Também no Japão, muitos homens com posses mantinham amantes até com o conhecimento das suas esposas. Alguns recebiam estímulos das mesmas, pois assim eram considerados bem-sucedidos na sociedade local. Não se devem comparar as gueixas com prostitutas, pois elas vieram se aperfeiçoando, conquistando um status pelos seus conhecimentos culturais como de danças e comportamentos humanos.

Quando vivi no Japão, ainda no final da década dos oitenta do século passado, algumas gueixas conviviam até com a minha família e chegamos a frequentar suas casas de veraneio, sem nenhum constrangimento. É claro que a formação e sustentação de uma verdadeira gueixa são muito custosas, pois algumas dispunham de mais de uma dezena de quimonos. Cada um chegava a custar mais de US$ 10 mil, além de outros expressivas despesas, havendo executivos e políticos que as sustentavam com o conhecimento discreto de muitas pessoas.
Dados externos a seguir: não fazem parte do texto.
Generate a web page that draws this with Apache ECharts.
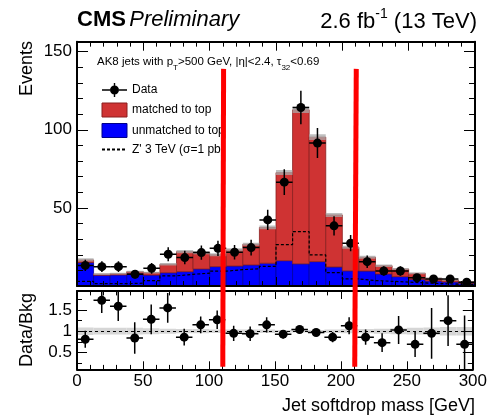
<!DOCTYPE html>
<html>
<head>
<meta charset="utf-8">
<script src="https://cdn.jsdelivr.net/npm/echarts@6/dist/echarts.min.js"></script>
<style>
  html, body { margin: 0; padding: 0; background: #fff; }
  #chart { width: 490px; height: 415px; }
</style>
</head>
<body>
<div id="chart"></div>
<script>
// bin edges of the softdrop mass histogram (GeV)
const binEdges = [0, 12.5, 25, 37.5, 50, 62.5, 75, 87.5, 100, 112.5, 125, 137.5, 150,
  162.5, 175, 187.5, 200, 212.5, 225, 237.5, 250, 262.5, 275, 287.5, 300];

const unmatched = [15.0, 6.9, 7.1, 8.1, 7.0, 8.5, 9.2, 10.9, 12.4, 12.8, 13.5, 14.6,
  16.2, 14.2, 15.6, 12.2, 9.7, 9.6, 7.7, 6.0, 4.3, 3.2, 2.6, 1.7];
const matched = [1.7, 0.7, 0.8, 1.1, 1.6, 5.4, 12.8, 10.5, 7.6, 10.3, 13.2, 22.9,
  56.4, 98.6, 79.7, 33.3, 15.1, 8.8, 5.3, 4.9, 3.8, 1.7, 1.2, 1.1];
const mcUnc = [1.0, 0.6, 0.6, 0.6, 0.6, 0.8, 1.0, 1.0, 1.0, 1.0, 1.0, 1.2,
  1.6, 2.0, 1.8, 1.3, 1.0, 0.9, 0.8, 0.7, 0.6, 0.5, 0.4, 0.3];
const zprime = [3.0, 1.5, 1.5, 1.8, 3.5, 6.5, 7.5, 8.2, 9.5, 10.5, 11.0, 12.5,
  26.5, 34.8, 19.9, 8.5, 4.5, 3.5, 3.0, 2.5, 2.0, 1.5, 1.2, 1.0];
const dataVals = [13.2, 12.4, 12.4, 7.5, 11.3, 20.3, 18.2, 21.4, 24.1, 21.6, 24.6, 42.3,
  66.5, 114.3, 91.5, 38.5, 27.4, 15.6, 9.6, 9.6, 5.3, 4.5, 4.5, 2.4];
const dataErr = [3.6, 3.5, 3.5, 2.7, 3.4, 4.5, 4.3, 4.6, 4.9, 4.6, 5.0, 6.5,
  8.2, 10.7, 9.6, 6.2, 5.2, 4.0, 3.1, 3.1, 2.3, 2.1, 2.1, 1.6];

const ratioVals = [0.81, 1.73, 1.59, 0.84, 1.28, 1.55, 0.86, 1.15, 1.27, 0.95, 0.94, 1.15,
  0.93, 1.04, 0.97, 0.86, 1.13, 0.86, 0.73, 1.03, 0.69, 0.95, 1.25, 0.69];
const ratioErr = [0.2, 0.3, 0.35, 0.37, 0.35, 0.35, 0.2, 0.2, 0.22, 0.18, 0.17, 0.18,
  0.1, 0.08, 0.08, 0.12, 0.2, 0.18, 0.22, 0.33, 0.3, 0.6, 0.6, 0.68];
const ratioBand = [0.09, 0.08, 0.08, 0.08, 0.07, 0.06, 0.05, 0.05, 0.04, 0.04, 0.04, 0.04,
  0.03, 0.03, 0.03, 0.04, 0.05, 0.05, 0.06, 0.07, 0.08, 0.09, 0.1, 0.1];

// tick labels
const mainYLabels = [50, 100, 150];
const mainYMajor = [0, 50, 100, 150];
const mainYMinor = [10, 20, 30, 40, 60, 70, 80, 90, 110, 120, 130, 140];
const ratioYLabels = [0.5, 1, 1.5];
const ratioYMinor = [0.25, 0.75, 1.25, 1.75];

// window cuts drawn as red lines
const cutValues = [110.5, 210.5];

const FONT = 'Liberation Sans, Arial, Helvetica, sans-serif';
const RED = '#cf3333';
const BLUE = '#0000ff';

// build rows for the custom series
const blueRows = unmatched.map((v, i) => [binEdges[i], binEdges[i + 1], 0, v]);
const redRows = matched.map((v, i) => [binEdges[i], binEdges[i + 1], unmatched[i], unmatched[i] + v]);
const uncRows = mcUnc.map((u, i) => {
  const t = unmatched[i] + matched[i];
  return [binEdges[i], binEdges[i + 1], t - u, t + u];
});
const bandRows = ratioBand.map((u, i) => [binEdges[i], binEdges[i + 1], 1 - u, 1 + u]);
const dataRows = dataVals.map((v, i) => [binEdges[i], binEdges[i + 1], v, dataErr[i]]);
const ratioRows = ratioVals.map((v, i) => [binEdges[i], binEdges[i + 1], v, ratioErr[i]]);
const zRows = zprime.map((v, i) => [binEdges[i], v]);
zRows.push([binEdges[binEdges.length - 1], zprime[zprime.length - 1]]);

function rectItem(fill, stroke, lw) {
  return function (params, api) {
    const a = api.coord([api.value(0), api.value(3)]);
    const b = api.coord([api.value(1), api.value(2)]);
    return {
      type: 'rect',
      shape: { x: a[0], y: a[1], width: b[0] - a[0], height: b[1] - a[1] },
      style: { fill: fill, stroke: stroke, lineWidth: lw }
    };
  };
}

function pointItem(params, api) {
  const lo = api.value(0), hi = api.value(1), v = api.value(2), e = api.value(3);
  const c = api.coord([(lo + hi) / 2, v]);
  const l = api.coord([lo, v]);
  const r = api.coord([hi, v]);
  const up = api.coord([(lo + hi) / 2, v + e]);
  const dn = api.coord([(lo + hi) / 2, v - e]);
  const ls = { stroke: '#000', lineWidth: 1.5 };
  return {
    type: 'group',
    children: [
      { type: 'line', shape: { x1: l[0], y1: c[1], x2: r[0], y2: c[1] }, style: ls },
      { type: 'line', shape: { x1: c[0], y1: up[1], x2: c[0], y2: dn[1] }, style: ls },
      { type: 'circle', shape: { cx: c[0], cy: c[1], r: 4.5 }, style: { fill: '#000' } }
    ]
  };
}

const tickLine = { color: '#000', width: 1 };

function xAx(grid, pos, labels, len) {
  return {
    type: 'value', gridIndex: grid, position: pos, min: 0, max: 300, interval: 50, z: 10,
    axisLine: { show: true, onZero: false, lineStyle: { color: '#000', width: 2 } },
    axisTick: { show: true, inside: true, length: len, lineStyle: tickLine },
    minorTick: { show: true, splitNumber: 5, length: len * 0.55, lineStyle: tickLine },
    splitLine: { show: false },
    axisLabel: { show: labels, color: '#000', fontFamily: FONT, fontSize: 17, margin: 4 }
  };
}

function yAx(grid, pos, min, max, ticks, labels, len, line) {
  return {
    type: 'value', gridIndex: grid, position: pos, min: min, max: max, z: 10,
    axisLine: { show: line, onZero: false, lineStyle: { color: '#000', width: 2 } },
    axisTick: { show: true, inside: true, length: len, customValues: ticks, lineStyle: tickLine },
    splitLine: { show: false },
    axisLabel: labels
      ? { show: true, customValues: labels, color: '#000', fontFamily: FONT, fontSize: 17, margin: 5 }
      : { show: false }
  };
}

const chart = echarts.init(document.getElementById('chart'), null, { renderer: 'canvas' });

// marker with error bars, drawn without overlapping sub-paths
const dataIcon = 'path://M0,6.3h8v1.4h-8z M17,6.3h8v1.4h-8z M11.8,0h1.4v2.6h-1.4z M11.8,11.4h1.4v2.6h-1.4z ' +
  'M8,7a4.5,4.5 0 1,0 9,0a4.5,4.5 0 1,0 -9,0z';

const option = {
  animation: false,
  backgroundColor: '#fff',
  grid: [
    { left: 77, top: 41.7, width: 398, height: 244.3 },
    { left: 77, top: 291, width: 398, height: 78.3 }
  ],
  xAxis: [
    xAx(0, 'bottom', false, 9),
    xAx(0, 'top', false, 9),
    xAx(1, 'bottom', true, 8),
    xAx(1, 'top', false, 8)
  ],
  yAxis: [
    yAx(0, 'left', 0, 156.4, mainYMajor, mainYLabels, 11, true),
    yAx(0, 'left', 0, 156.4, mainYMinor, null, 6, false),
    yAx(0, 'right', 0, 156.4, mainYMajor, null, 11, true),
    yAx(0, 'right', 0, 156.4, mainYMinor, null, 6, false),
    yAx(1, 'left', 0.1, 1.95, ratioYLabels, ratioYLabels, 10, true),
    yAx(1, 'left', 0.1, 1.95, ratioYMinor, null, 5, false),
    yAx(1, 'right', 0.1, 1.95, ratioYLabels, null, 10, true),
    yAx(1, 'right', 0.1, 1.95, ratioYMinor, null, 5, false)
  ],
  legend: {
    orient: 'vertical', left: 101, top: 83, padding: 0, itemWidth: 25, itemHeight: 14, itemGap: 5.5,
    selectedMode: false,
    textStyle: { fontFamily: FONT, fontSize: 12, color: '#000' },
    data: [
      { name: 'Data', icon: dataIcon, itemStyle: { color: '#000' } },
      { name: 'matched to top', icon: 'rect', itemStyle: { color: RED, borderColor: '#8a1f1f', borderWidth: 1 } },
      { name: 'unmatched to top', icon: 'rect', itemStyle: { color: BLUE, borderColor: '#00008a', borderWidth: 1 } },
      { name: "Z' 3 TeV (σ=1 pb)", itemStyle: { opacity: 0 } }
    ]
  },
  series: [
    {
      name: 'unmatched to top', type: 'custom', xAxisIndex: 0, yAxisIndex: 0, clip: true,
      renderItem: rectItem(BLUE, '#0000a0', 0.8), encode: { x: [0, 1], y: [2, 3] }, data: blueRows, z: 2
    },
    {
      name: 'matched to top', type: 'custom', xAxisIndex: 0, yAxisIndex: 0, clip: true,
      renderItem: rectItem(RED, '#8a1f1f', 0.8), encode: { x: [0, 1], y: [2, 3] }, data: redRows, z: 2
    },
    {
      name: 'MC unc', type: 'custom', xAxisIndex: 0, yAxisIndex: 0, clip: true,
      renderItem: rectItem('rgba(170,170,170,0.75)', null, 0), encode: { x: [0, 1], y: [2, 3] }, data: uncRows, z: 3
    },
    {
      name: "Z' 3 TeV (σ=1 pb)", type: 'line', xAxisIndex: 0, yAxisIndex: 0, step: 'end',
      symbol: 'none', data: zRows, z: 4,
      lineStyle: { color: '#000', width: 1.2, type: [3, 2] }, itemStyle: { color: '#000' }
    },
    {
      name: 'Data', type: 'custom', xAxisIndex: 0, yAxisIndex: 0, clip: true,
      renderItem: pointItem, encode: { x: [0, 1], y: 2 }, data: dataRows, z: 5
    },
    {
      name: 'ratio band', type: 'custom', xAxisIndex: 2, yAxisIndex: 4, clip: true,
      renderItem: rectItem('#d6d6d6', null, 0), encode: { x: [0, 1], y: [2, 3] }, data: bandRows, z: 2,
      markLine: {
        silent: true, symbol: 'none', label: { show: false },
        lineStyle: { color: '#000', width: 1.2, type: [3, 3] },
        data: [{ yAxis: 1 }]
      }
    },
    {
      name: 'ratio', type: 'custom', xAxisIndex: 2, yAxisIndex: 4, clip: true,
      renderItem: pointItem, encode: { x: [0, 1], y: 2 }, data: ratioRows, z: 5
    }
  ]
};

chart.setOption(option);

// axis titles, header and the two red cut lines
const graphics = [
  {
    type: 'text', x: 77, y: 20, z: 50,
    style: {
      text: '{b|CMS} {i|Preliminary}', verticalAlign: 'middle',
      rich: {
        b: { fontFamily: FONT, fontSize: 22, fontWeight: 'bold', fill: '#000' },
        i: { fontFamily: FONT, fontSize: 22, fontStyle: 'italic', fill: '#000' }
      }
    }
  },
  {
    type: 'text', x: 477, y: 20, z: 50,
    style: {
      text: '{n|2.6 fb}{s|-1}{n| (13 TeV)}', align: 'right', verticalAlign: 'middle',
      rich: {
        n: { fontFamily: FONT, fontSize: 22, fill: '#000', verticalAlign: 'bottom', lineHeight: 25 },
        s: { fontFamily: FONT, fontSize: 14, fill: '#000', verticalAlign: 'top', lineHeight: 25, padding: [0, 0, 6, 0] }
      }
    }
  },
  {
    type: 'text', x: 97, y: 64, z: 50,
    style: {
      text: '{n|AK8 jets with p}{s|T}{n|>500 GeV, |η|<2.4, τ}{s|32}{n|<0.69}', verticalAlign: 'middle',
      rich: {
        n: { fontFamily: FONT, fontSize: 11.5, fill: '#000', verticalAlign: 'top', lineHeight: 16 },
        s: { fontFamily: FONT, fontSize: 8, fill: '#000', verticalAlign: 'bottom', lineHeight: 16, padding: [6, 0, 0, 0] }
      }
    }
  },
  {
    type: 'text', x: 27, y: 41, rotation: Math.PI / 2, z: 50,
    style: { text: 'Events', fontFamily: FONT, fontSize: 18, fill: '#000', align: 'right', verticalAlign: 'middle' }
  },
  {
    type: 'text', x: 27, y: 330, rotation: Math.PI / 2, z: 50,
    style: { text: 'Data/Bkg', fontFamily: FONT, fontSize: 18, fill: '#000', align: 'center', verticalAlign: 'middle' }
  },
  {
    type: 'text', x: 475, y: 406, z: 50,
    style: { text: 'Jet softdrop mass [GeV]', fontFamily: FONT, fontSize: 18, fill: '#000', align: 'right', verticalAlign: 'middle' }
  }
];

cutValues.forEach(function (v) {
  const top = chart.convertToPixel({ xAxisIndex: 0, yAxisIndex: 0 }, [v, 139]);
  const bot = chart.convertToPixel({ xAxisIndex: 2, yAxisIndex: 4 }, [v, 0.16]);
  graphics.push({
    type: 'line', z: 100,
    shape: { x1: top[0], y1: top[1], x2: bot[0], y2: bot[1] },
    style: { stroke: '#ff0000', lineWidth: 5 }
  });
});

chart.setOption({ graphic: graphics });

window.addEventListener('resize', function () { chart.resize(); });
</script>
</body>
</html>
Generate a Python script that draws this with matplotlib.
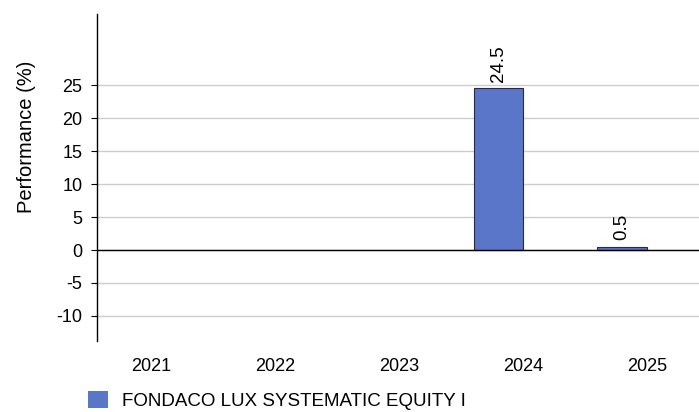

Seria melhor qualificá-las como cortesãs, especializadas no conhecimento das pessoas e o que as agradam. Era usual quando do início de um relacionamento comercial ou político, sem que se conhecessem mais profundamente algumas pessoas, jantar com elas num ryotei (restaurante fino, na companhia de gueixas de verdade), jogando uma série de conversas inocentes fora. Depois, obtinham-se as impressões de uma gueixa competente, que recomendava que fossem dignos de confiança ou exigiam algumas cautelas nos relacionamentos com eles. Um simples jantar nestes lugares era muito custoso, e sustentar uma gueixa era coisa de milionários ou altos executivos de grandes empresas ou bancos. Minha possibilidade de frequentar estes ambientes decorria do status que tinha adquirido como uma autoridade brasileira, que propiciava muitos convites de interessados sobre o Brasil, décadas depois dos acontecimentos narrados neste romance.

No período relacionado com esta obra, utilizavam-se as chamadas casas de chá para os encontros. No entanto, mais recentemente eram mais frequentes estes ryoteis, mais sofisticados onde grandes negociações eram efetuadas por políticos e empresários, frequentadores assíduos destes estabelecimentos.

O que veio se multiplicando são bares onde muitas acompanhantes acabam servindo os frequentadores, que também não podem ser confundidas com gueixas ou prostitutas, ainda que muitas delas contem com clientes habituais. Muitas proprietárias destes bares foram gueixas e acabaram contando com patrocínios para manter seus próprios negócios de forma independente.

O que sei da região de Shimbashi e arredores mostra que o autor era um profundo conhecedor da área, bem como de outros ambientes de Tóquio, como a cidade baixa de Asakura, notadamente a sua vida noturna. Muitas gueixas importantes se originaram em Shimbashi e foram migrando para outras regiões como Akasaka, que eram utilizadas pelos empresários e políticos, mais recentemente. O romance envolve o teatro japonês, onde o kabuki sempre teve importância, com o principal teatro próximo da região de Ginza, hoje totalmente remodelado, preservando o que era relevante.

Os personagens deste mundo foram bem retratados no livro, tanto os bons como os marginais, permitindo conhecer também a importância dos banhos públicos no Japão. Os mecanismos de divulgação das fofocas eram importantes, pois as principais gueixas são até hoje todas conhecidas dos especialistas em vida noturna.

Portanto, o romance permite conhecer parte da vida noturna do Japão do início do século XX, não permitindo ser transposto para os dias de hoje, principalmente para os estrangeiros que só conhecem eventualmente a cultura japonesa.